El año pasado descubrí autores que eran nuevos para mí aunque llevaran rato circulando en las librerías. Con tantos libros, tantos nombres y tantas lecturas pendientes, a veces se dificulta interpolar entre ellos aventuras hacia nuevos territorios. Uno de esos maravillosos descubrimientos fue el escritor chileno Hernán Rivera Letelier.
La mayoría de sus libros están ambientados en la pampa nortina (Talca, Antofagasta y el desierto de Atacama son escenarios frecuentes) y en la vida dentro de las salitreras en donde el propio autor vivió y trabajó durante años, con sus mineros, sus familias, casas rurales y hasta prostíbulos. El mejor retrato de esta vida se puede ver en su primera novela, La Reina Isabel cantaba rancheras, una obra única en su especie que demuestra un talento literario excepcional que se agradece en nuestros tiempos.
Además de ese libro, he leído otros del autor, pero uno de los que más me gustó fue su novela La contadora de películas que relata la historia de María Margarita, una niña que, ante la llegada del cine y la imposibilidad de su familia y de algunos vecinos para asistir a las funciones, relata en su casa lo que ha visto en el celuloide, con una gracia interpretativa como si "la contara en technicolor y cinemascope". Fue precisamente en esta novela en donde me topé con la frase sobre la que quiero reflexionar hoy:
"...a toda la gente le gusta que le cuenten historias. Quieren salirse por un momento de la realidad y vivir esos mundos de ficción de las películas, de los radioteatros, de las novelas"
Las negritas son mías, partamos por allí. Desde tiempos inmemoriales el hombre ha creado ficciones y se ha congregado para escuchar narraciones. Las religiones primitivas (incluso las modernas), los mitos y leyendas de los pueblos precolombinos, la poesía griega, las historias que alrededor del fuego se relataban los seres humanos en la antigüedad, reflejan ese deseo de alilmentarse de relatos.
Primero fueron transmitidas de manera oral de generación en generación, luego pasaron a las paredes de los mausoleos y de las cuevas, hasta la invención de la escritura, lo que dio un espaldarazo a la proliferación de historias. El teatro, la novela, la poesía, los cuentos, alimentaron la imaginación de las personas durante siglos, luego vinieron el cine, la radio, la televisión, todos ellos satisfaciendo esa necesidad primigenia en el hombre.

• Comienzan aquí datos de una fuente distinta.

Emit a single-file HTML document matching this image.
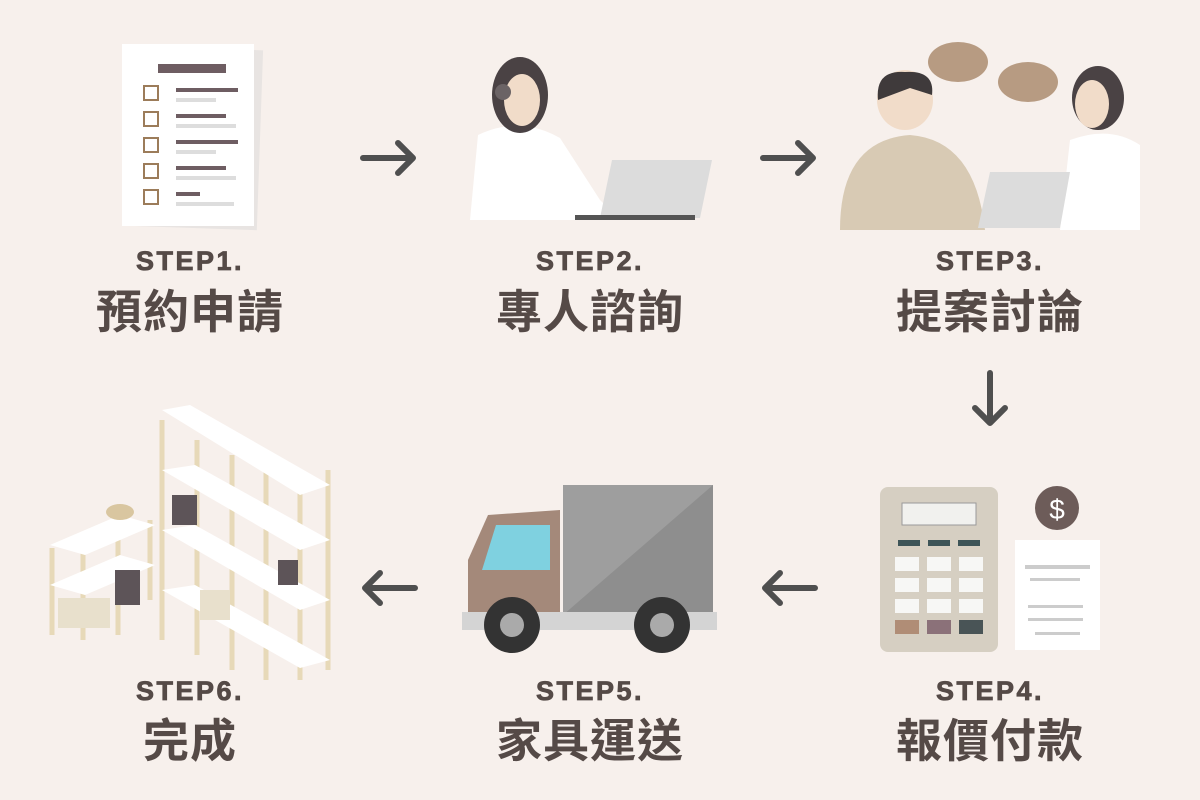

¿Cuántas personas conocen ustedes que no disfruten un libro, una película, una crónica, una obra de teatro, incluso un chiste, un chisme o el relato de una anécdota? Quizás se deba en parte a lo que genera en nuestra mente ese conjunto de palabras que el otro nos entrega, pero lo cierto es que somos devoradores de historias, de relatos, nos gusta que nos cuenten cosas.
En cuanto a la segunda parte de la frase de Letelier, estoy de acuerdo con ella, pero también son su opuesto. Sí, es posible que muchas personas quieran "salirse por un momento de la realidad y vivir esos mundos de ficción", explorar el espacio, descubrir culturas ajenas y lejanas, leer poesía del siglo de oro, buscando cosas que sean diferentes a su vida diaria, a su realidad imediata. Las historias pueden ser, para algunos, un escape.
Pero grandes autores e historias nos han enseñado que en los libros y en las películas buscamos también comprender nuestra realidad. Al ver Avatar es inevitable pensar en la colonización europea de América del Sur, es una fantasía espacial que alejándonos a un planeta inesxistente en un futuro remoto nos habla de nuestra propia historia.
Yo puedo querer ver una película para distraerme, pero luego comienzo a sentirme identificado con algún personaje, reflexiono sobre sus acciones y me doy cuenta de que, de estar allí, en esa situación, habría obrado de forma distinta, conduciéndome a un reconocimiento propio, a descubrir algo de mí que ignoraba, algo que no sabía que sabía. De igual forma, los libros que se leen, más allá de las historias que nos cuentan, llegan a tocarnos alguna fibra sensible porque, en palabras de Carlos Ruiz Zafón:
"Los libros son espejos: sólo se ve en ellos lo que uno ya lleva dentro
Por eso amamos que nos cuenten historias. Ya sea leyendo un libro, viendo una película, escuchando un podcast (el radioteatro del siglo XXI), o prestando atención a alguna anécdota del abuelo, de un compañero, de un profesor, de un vecino, todas esas historias nos entretienen, nos generan placer, sí, pero también las amamos porque nos reconocemos en ellas, porque cuando nos hablan de la selva amazónica, de la guerra de secesión, o de la arbitrariedad de la memoria, no sólo edifican mundos imaginarios, sino que extraen eso que llevamos dentro y nos lo muestran como si estuviera afuera. Allí esta la magia de las historias, el truco es hacernos ver, con palabras, sonidos y colores, eso que siempre ha estado allí, invisible a los ojos.